Multicomponent seismic applications in coalbed methane development

Increasing interest and activity in coalbed methane production in Western Canada has led to an urgent need for effective and efficient technologies for coal evaluation. Surface seismic methods are effective in delineating lateral coal zone continuity and areal extent, and for mapping faults, channel-cuts and small-scale structures that may hinder methane production. Some numerical modeling and field examples of high-resolution surface seismic data will be shown. Coal quality, however, is of key importance in field development, and cannot be easily mapped using surface seismic methods. Details such as vertical continuity (e.g. several thin seams vs. one thick seam) or cleat density and orientation are not easily assessed due to the limited resolution of surface seismic data. Higher bandwidth data recorded in vertical seismic profiles provide high-resolution images of coal zones, and may prove useful for reservoir development and production monitoring in addition to surface seismic data. Much room for growth exists in the application of seismic and other geophysical methods to the development of this valuable resource.

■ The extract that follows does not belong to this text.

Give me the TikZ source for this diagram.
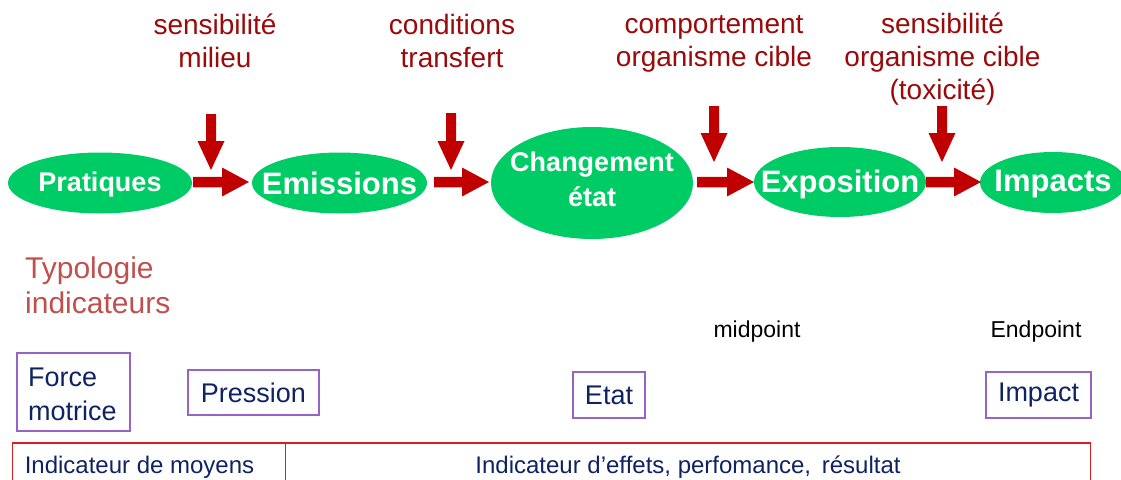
\documentclass[tikz,border=0pt]{standalone}
\usepackage{fontspec}
\setmainfont{Liberation Sans}
\usetikzlibrary{shapes.geometric,calc}
\definecolor{egreen}{RGB}{0,204,102}
\definecolor{arrred}{RGB}{192,0,0}
\definecolor{lblred}{RGB}{155,10,10}
\definecolor{typred}{RGB}{192,80,77}
\definecolor{navy}{RGB}{15,35,100}
\definecolor{boxviolet}{RGB}{150,100,200}
\definecolor{tabred}{RGB}{220,30,30}
\newcommand\blockarr[5]{%
  \coordinate (tmpH) at ($(#2)!#5!(#1)$);
  \fill[arrred] ($(#1)!#3!90:(#2)$) -- ($(tmpH)!#3!-90:(#1)$) -- ($(tmpH)!#4!-90:(#1)$)
    -- (#2) -- ($(tmpH)!#4!90:(#1)$) -- ($(tmpH)!#3!90:(#1)$) -- ($(#1)!#3!-90:(#2)$) -- cycle;}
\tikzset{
  ell/.style={ellipse, fill=egreen, inner sep=0pt},
  etext/.style={text=white, font=\bfseries\fontsize{#1}{35}\selectfont, align=center, inner sep=0pt},
  toplbl/.style={text=lblred, font=\fontsize{28}{33}\selectfont, align=center, inner sep=0pt, anchor=base},
  indbox/.style={draw=boxviolet, line width=1.2pt, text=navy, font=\fontsize{27}{34}\selectfont, inner sep=0pt},
  tabcell/.style={draw=tabred, line width=1.2pt},
  tabtext/.style={text=navy, font=\fontsize{24}{28}\selectfont, anchor=base, inner sep=0pt},
  ptext/.style={text=black, font=\fontsize{23}{28}\selectfont, anchor=base, inner sep=0pt},
}
\begin{document}
\begin{tikzpicture}[x=1pt,y=-1pt]
\useasboundingbox (0,0) rectangle (1121,479);
\begin{scope}
\clip (0,0) rectangle (1121,479);
% top labels (anchor = baseline of last line)
\node[toplbl] (l1) at (215,67) {sensibilité\\milieu};
\node[toplbl] (l2) at (452,67) {conditions\\transfert};
\node[toplbl] (l3) at (714,66) {comportement\\organisme cible};
\node[toplbl] (l4) at (942.5,99) {sensibilité\\organisme cible\\(toxicité)};
% ellipses
\node[ell, minimum width=184, minimum height=61, label={[etext=27, yshift=-2]center:Pratiques}] (prat) at (100,183) {};
\node[ell, minimum width=175, minimum height=61, label={[etext=31, yshift=0]center:Emissions}] (emis) at (339.5,183) {};
\node[ell, minimum width=202, minimum height=112, label={[etext=27, yshift=4]center:Changement\\état}] (chg) at (592,183) {};
\node[ell, minimum width=172, minimum height=70, label={[etext=31, yshift=-2]center:Exposition}] (expo) at (840,182) {};
\node[ell, minimum width=146, minimum height=61, label={[etext=31, yshift=-2]center:Impacts}] (imp) at (1053,182.5) {};
% horizontal arrows
\coordinate (h1s) at (193,182); \coordinate (h1e) at (249,182);
\coordinate (h2s) at (434,182); \coordinate (h2e) at (489,182);
\coordinate (h3s) at (697,182); \coordinate (h3e) at (754,182);
\coordinate (h4s) at (926,182); \coordinate (h4e) at (981,182);
\blockarr{h1s}{h1e}{5.25pt}{14.5pt}{27pt}
\blockarr{h2s}{h2e}{5.25pt}{14.5pt}{27pt}
\blockarr{h3s}{h3e}{5.25pt}{14.5pt}{27pt}
\blockarr{h4s}{h4e}{5.25pt}{14.5pt}{27pt}
% vertical arrows
\coordinate (v1s) at (211,114); \coordinate (v1e) at (211,170);
\coordinate (v2s) at (451,113); \coordinate (v2e) at (451,170);
\coordinate (v3s) at (714,106); \coordinate (v3e) at (714,162);
\coordinate (v4s) at (942,106); \coordinate (v4e) at (942,162);
\blockarr{v1s}{v1e}{5pt}{13.5pt}{29pt}
\blockarr{v2s}{v2e}{5pt}{13.5pt}{29pt}
\blockarr{v3s}{v3e}{5pt}{13.5pt}{29pt}
\blockarr{v4s}{v4e}{5pt}{13.5pt}{29pt}
% typologie
\node[text=typred, font=\fontsize{30}{35}\selectfont, align=left, anchor=base west, inner sep=0pt] (typo) at (25,313) {Typologie\\indicateurs};
\node[ptext] (mid) at (757,337.5) {midpoint};
\node[ptext] (endp) at (1036,337.5) {Endpoint};
% indicator boxes
\draw[boxviolet, line width=1.2pt] (17,353) rectangle (130,431);
\node[text=navy, font=\fontsize{27}{34}\selectfont, align=left, anchor=base west, inner sep=0pt] (force) at (28,420) {Force\\motrice};
\node[indbox, minimum width=131, minimum height=45] (press) at (253.5,392.5) {Pression};
\node[indbox, minimum width=72, minimum height=46] (etat) at (609,395) {Etat};
\node[indbox, minimum width=105, minimum height=46] (impc) at (1038.5,395) {Impact};
% bottom table
\draw[tabcell] (12.5,443) rectangle (285.5,500);
\draw[tabcell] (285.5,443) rectangle (1090.5,500);
\node[tabtext] (moy) at (139.5,473) {Indicateur de moyens};
\node[tabtext] (eff) at (688,473) {Indicateur d’effets, perfomance,\, résultat};
\end{scope}
\end{tikzpicture}
\end{document}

This study examines some of the uses of vertical seismic profiles at a project near Red Deer, Alberta, where the viability of enhanced coalbed methane production within the Upper Cretaceous Ardley coal zone was being tested. The coal zone is at depth of 282 m below the surface and is comprised of 6 seams, as seen in the log data in Figure 1.

Zero-offset vertical seismic profiles were acquired using three different sources, a 44,000 lb. vertical vibratory source (“big-P”), a smaller truck-mounted vertical vibratory source (“mini-P”), and a shear-wave source (“mini-S”), all of which effectively imaged the target coal zone. Bandwidth comparisons show relatively low attenuation of the mini-P dataset, suggesting that high-bandwidth P-P and P-S data may be obtained using a mini-P source. Although the upper and lower contacts of the Ardley coal zone at the site were effectively imaged using any of the three sources tested, only the high-bandwidth mini-P sourced dataset could detect lithological variations within the coal.

Acquisition with both compressional and shear sources allowed a detailed examination of the velocities of shallow strata overlying the coal zone to be made. Good correlation was found between velocities extracted from seismic data and those extracted from cased-hole sonic logs, with velocity dispersion of approximately 2.3% measured for P-waves, whereas shear-wave velocity dispersion was approximately 6.8%. Qp and Qs for the strata are estimated to be 31.4 and 9.7, respectively. These relatively low values indicate the attenuative nature of the strata, providing further evidence of the value of VSP data in combination with surface seismic.

Walkway VSP surveys demonstrate good quality compressional and converted-wave images of the coal zone in the vicinity of the well-bore (Figures 2 and 3). Reflectivity analysis of the top-of-coal reflection demonstrates that PP reflectivity values differ substantially from those predicted by single-interface numerical modeling. Detailed modeling, including several interfaces within the coal zone as well as the base of coal reflection, yields predicted reflectivity values close to those extracted from field data, demonstrating the influence of thin-bed tuning on field data. PS reflectivity values, however, match those predicted by single-interface numerical modeling well, indicating that they are less influenced by tuning effects than the PP reflectivity values.

Additional modeling was undertaken to assess time-lapse imaging of the coal zone during dewatering. Such time-lapse seismic imaging may be able to monitor changes in the reservoir resulting from dewatering, thus allowing optimization of a development plan for CBM production.